Сущностью державы-купца двойственность Ост-Индской компании не исчерпывалась. Она была не просто полуторговцем-полуправителем. В рамках своей ипостаси правителя компания имела черты принципиально разных категорий политии. С одной стороны, это были черты патримонии, патримониального княжества. К ним следует отнести автократический характер власти генерал-губернатора и губернаторов (период британского правления в Индии до реформ Монтегю – Челмсфорда 1919 г. и вошел в историю как период автократии), ориентацию князей и крупных землевладельцев на генерал-губернатора как на конкретный источник милостей (что поощряли сами британцы) и т.д. Неслучайно, по свидетельству английского путешественника виконта Валенсия (1770–1844), побывавшего в Индии в самом начале XIX в., индийцы считали Ост-Индскую компанию знатной пожилой дамой, а всех генерал-губернаторов – ее сыновьями. Одной из главных черт патримонии называют именно фокусирование лояльности подданных на личности правителя. Свои патримониальные черты компания усиливала, добиваясь от могольских шахов и навабов Карнатика и Бенгалии традиционных видов пожалований – титулов, должностей, джагиров (земельных держаний за службу). Врастание Кампани Бахадур («Почтенная компания» на языке урду) в индийскую политическую систему делало ее в глазах индийцев таким же центром силы, какими были в Индии остальные центры. Во многом заимствованные компанией у Моголов методы управления и восприятие ее индийцами как персонализованной патримонии позволяют говорить о некой однотипности политии компании другим индийским политиям.

С другой стороны, западное происхождение компании гарантировало ей наличие ряда черт государства.

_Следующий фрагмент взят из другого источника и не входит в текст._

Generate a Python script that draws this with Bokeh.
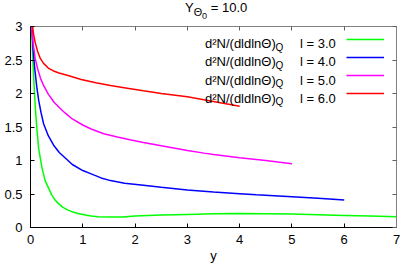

Как подчеркнул голландско-израильский политолог М. ван Кревелд, на протяжении большей части мировой истории существовало управление (government), но не государства (states). Государство – понятие абстрактное. Оно есть корпорация, которая не тождественна ни правителю, ни подданным и институционально отделена от всех прочих сфер общества. Будучи «всего лишь одной из многих форм постпервобытной социально-политической организации», возникло государство в Западной Европе в середине XVII в. как раз с рождением капитализма, т.е. с вычленением эксплуатации экономического типа, и с четким отделением понятия власти от ее носителя. Ост-Индскую компанию с государством роднят такие черты, как абстрактность понятия (недаром правителя Могольской империи первой половины XVII в. Шаха Джахана озадачивал термин «Ост-Индская компания») и наличие безличных правил функционирования бюрократической (в духе немецкого социолога М. Вебера) машины. В отношениях компании с индийцами эта двойственность внутри властной «половинки» природы компании, эта гибридность внутри гибридности обернулась плюсом. Патримониальные черты компании, маскировка под индийские политии сделали ее конкурентоспособной в борьбе за власть с ними и позволили в конечном счете подчинить все другие княжества. Государственные черты компании, такие как упор на верховенство закона (институционально-юридический фактор), привлекли к ней ключевые социальные группы индийского общества – часть князей, крупных землевладельцев, чиновничества и купечества. (В советской историографии их клеймили как национальных предателей, но это подход примитивен). Эти группы, например, в ходе конфликта компании с Майсуром, поняли, что она может предложить им более эффективную защиту их торговых и налоговых привилегий, чем их собственные правители. Так компания «взорвала» многие вражеские княжества (Майсур, Вадодару, Пуне, Панджаб) изнутри, выиграв у их правителей конкуренцию за лояльность названных групп.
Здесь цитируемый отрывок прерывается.